Lo amamos porque su amor personal por nosotros vale más que sus  milagros, porque sus palabras tocan nuestro corazón, porque su presencia calma la inquietud. Queremos decirle que le necesitamos, que es nuestro Dios y Señor, nuestro compañero, nuestra roca, la fuente en la que calmamos la sed, el pastor que nos encuentra siempre, el padre que nos abraza conmovido.
 
Porque se ha fijado en mí, porque me conoce. Sabe cómo he vivido esta Semana Santa y la Cuaresma. Conoce mis preguntas, como Él también tiene las suyas. Mis miedos, mis preocupaciones, mis amores, mi pecado.
 
Justamente la Semana Santa es una nueva oportunidad para cambiar el corazón. Queremos repetir las palabras con las que rezaba una persona: «Señor de mi vida, de mi corazón, de mi muralla. Te quiero desde mi pobreza». Así queremos a Cristo pobre, desde nuestra pobreza, desde la pequeñez de nuestros pasos.
 
La Semana Santa es la semana del amor. El amor de Jesús por nosotros. Ese amor que no encuentra respuesta muchas veces. Ese amor abandonado, repudiado, insultado, dejado de lado. Es el amor de Jesús crucificado, muerto y olvidado. Porque quisieron matar su capacidad de amar. Porque su amor era excesivo y el hombre se sentía en deuda, indigno.
 
Sin embargo, el amor de Jesús no muere nunca.  Clavado en la cruz se abre paso a través de la herida del costado. Ese amor clavado, herido, humillado, se desprende en un último esfuerzo y se derrama sobre los que quieren acabar con su vida. Es ese mismo amor que carga con nuestra vida.
 
Como expresaba el Padre José Kentenich: «Entonces sale con la cruz a cuestas. Recibe, Padre, mis fuerzas postreras, las últimas fuerzas que me quedan antes de mi muerte. Son sólo para ti y para poder cumplir tu voluntad llena de amor. Se tambalea, está sin fuerzas, a punto de desfallecer. Por amor al Padre se arrastra hasta el monte del sacrificio. Y llega aún con vida. Tiene sed de llevar aún el último sacrificio a cabo, de entregarse hasta lo último»[1].
 
Es el amor fuerte de Jesús. Ese amor humillado, rechazado, ignorado. El amor que invita a amar y a dar la vida. El amor que nos enseña a amar, a cargar con la cruz propia y la de los otros.
 
Queremos amar con ese amor de Jesús. Queremos amar a Jesús para que ese amor nos asemeje. No sabemos amar como Él nos ama.

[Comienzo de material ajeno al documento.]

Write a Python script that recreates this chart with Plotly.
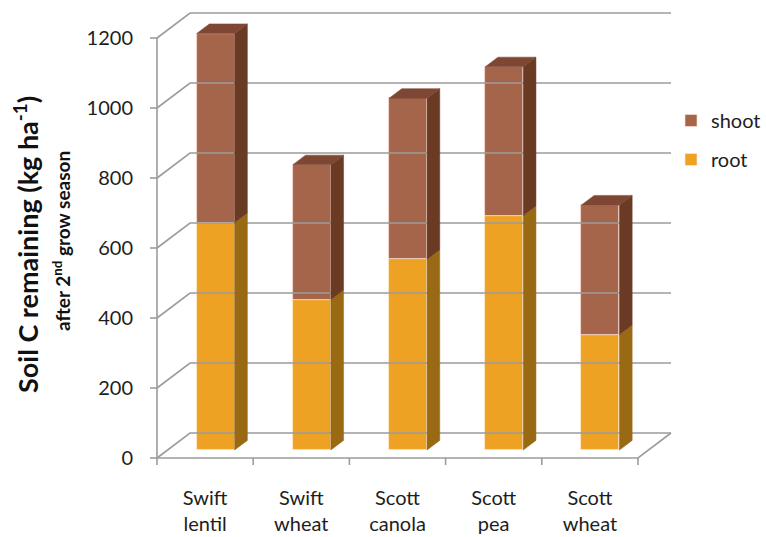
import plotly.graph_objects as go

# ---- data ----
categories = ["Swift<br>lentil", "Swift<br>wheat", "Scott<br>canola", "Scott<br>pea", "Scott<br>wheat"]
root = [650, 430, 545, 670, 330]
shoot = [540, 385, 460, 425, 370]
y_ticks = [0, 200, 400, 600, 800, 1000, 1200]

# ---- styling / pseudo-3D geometry ----
C_ROOT, C_ROOT_SIDE = "#EEA224", "#9A6913"
C_SHOOT, C_SHOOT_SIDE, C_SHOOT_TOP = "#A5654A", "#6A3A25", "#7E4734"
GRID = "#9c9c9c"
FONT = "Lato"
DX, DY = 0.343, 71.4          # full depth offset (category units, value units)
F0, FD = 0.32, 0.385          # bar front depth fraction, bar depth fraction
BW = 0.395                    # bar width (category units)
n = len(categories)
XL, XR = -0.5, n - 0.5
TICK_X, TICK_Y = 0.073, 20

fig = go.Figure()

def line(xs, ys, color=GRID, w=1.6):
    fig.add_trace(go.Scatter(x=xs, y=ys, mode="lines", line=dict(color=color, width=w),
                             showlegend=False, hoverinfo="skip"))

# walls
for v in y_ticks:
    line([XL, XL + DX, XR + DX], [v, v + DY, v + DY])
line([XL, XR, XR + DX], [0, 0, DY])
line([XL, XL], [0, y_ticks[-1]])
for v in y_ticks:
    line([XL - TICK_X, XL], [v, v])
for k in range(n + 1):
    line([XL + k, XL + k], [0, -TICK_Y])

# bars
xs = [i + F0 * DX for i in range(n)]
bases_root = [F0 * DY] * n
bases_shoot = [F0 * DY + r for r in root]

def poly(px, py, color):
    fig.add_trace(go.Scatter(x=px + [px[0]], y=py + [py[0]], mode="lines", fill="toself",
                             fillcolor=color, line=dict(width=0.5, color=color),
                             showlegend=False, hoverinfo="skip"))

for i in range(n):
    xr = xs[i] + BW / 2
    xl = xs[i] - BW / 2
    for b, h, col in [(bases_root[i], root[i], C_ROOT_SIDE), (bases_shoot[i], shoot[i], C_SHOOT_SIDE)]:
        t = b + h
        poly([xr, xr + FD * DX, xr + FD * DX, xr], [b, b + FD * DY, t + FD * DY, t], col)
    T = bases_shoot[i] + shoot[i]
    poly([xl, xr, xr + FD * DX, xl + FD * DX], [T, T, T + FD * DY, T + FD * DY], C_SHOOT_TOP)

fig.add_trace(go.Bar(x=xs, y=root, base=bases_root, width=BW, name="root",
                     marker=dict(color=C_ROOT, line=dict(width=0.8, color="rgba(255,235,215,0.8)")),
                     legendrank=2, legendgroup="r"))
fig.add_trace(go.Bar(x=xs, y=shoot, base=bases_shoot, width=BW, name="shoot",
                     marker=dict(color=C_SHOOT, line=dict(width=0.8, color="rgba(255,225,215,0.8)")),
                     legendrank=1, legendgroup="s"))

PX_PER_CAT, PX_PER_UNIT = 96.2, 0.35
ML, MR, MT, MB = 148, 0, 10, 67
W, H = 766, 537
PW, PH = W - ML - MR, H - MT - MB
x_lo = XL - (157 - ML) / PX_PER_CAT
x_hi = x_lo + PW / PX_PER_CAT
y_hi = (458 - MT) / PX_PER_UNIT
y_lo = y_hi - PH / PX_PER_UNIT

fig.update_layout(
    width=W, height=H, margin=dict(l=ML, r=MR, t=MT, b=MB, autoexpand=False),
    paper_bgcolor="white", plot_bgcolor="white",
    barmode="overlay", bargap=0,
    font=dict(family=FONT, color="#1e1e1e"),
    xaxis=dict(range=[x_lo, x_hi], tickvals=list(range(n)), ticktext=categories,
               showgrid=False, zeroline=False, showline=False, ticks="", automargin=False,
               tickfont=dict(size=20, family=FONT), ticklabelstandoff=14),
    yaxis=dict(range=[y_lo, y_hi], tickvals=y_ticks, ticktext=[str(v) for v in y_ticks],
               showgrid=False, zeroline=False, showline=False, ticks="", automargin=False,
               tickfont=dict(size=20, family=FONT), ticklabelstandoff=14),
    legend=dict(x=(671 - ML) / PW, y=(H - MB - 101) / PH, xanchor="left", yanchor="top",
                font=dict(size=20, family=FONT),
                traceorder="grouped", tracegroupgap=10, bgcolor="rgba(0,0,0,0)"),
    showlegend=True,
    annotations=[
        dict(text="<b>Soil C remaining (kg ha<sup>-1</sup>)</b>", textangle=-90,
             x=(26 - ML) / PW, y=(H - MB - 245) / PH,
             xref="paper", yref="paper", xanchor="center", yanchor="middle",
             showarrow=False, font=dict(size=27, family=FONT, color="#111")),
        dict(text="<b>after 2<sup>nd</sup> grow season</b>", textangle=-90,
             x=(61 - ML) / PW, y=(H - MB - 241) / PH,
             xref="paper", yref="paper", xanchor="center", yanchor="middle",
             showarrow=False, font=dict(size=19, family=FONT, color="#111")),
    ],
)

fig.write_html("out.html")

Lo hacemos con egoísmo y buscando salvar la vida. Hoy queremos pedirle a Dios ese amor que todo lo transforma, que lo hace todo nuevo. Ese amor que nos convierta para empezar a vivir con otros ojos, con otra mirada.
 
Es el amor crucificado y resucitado, postrado en Getsemaní, clavado en el madero, resucitado a través de la roca. Su vida es más fuerte, su amor vence el odio. Así quiere ser nuestra vida. Un amor nuevo, resucitado, lleno de esperanza que levante a los desesperados, que salve a los caídos, que acerque a Dios a los más alejados.
 
Un amor que no se busque a sí mismo, que no se cierre a su carne. Un amor que todo lo ennoblezca, que enaltezca y crea, que espere y sueñe. Un amor distinto, el amor que Cristo hoy nos entrega con su vida.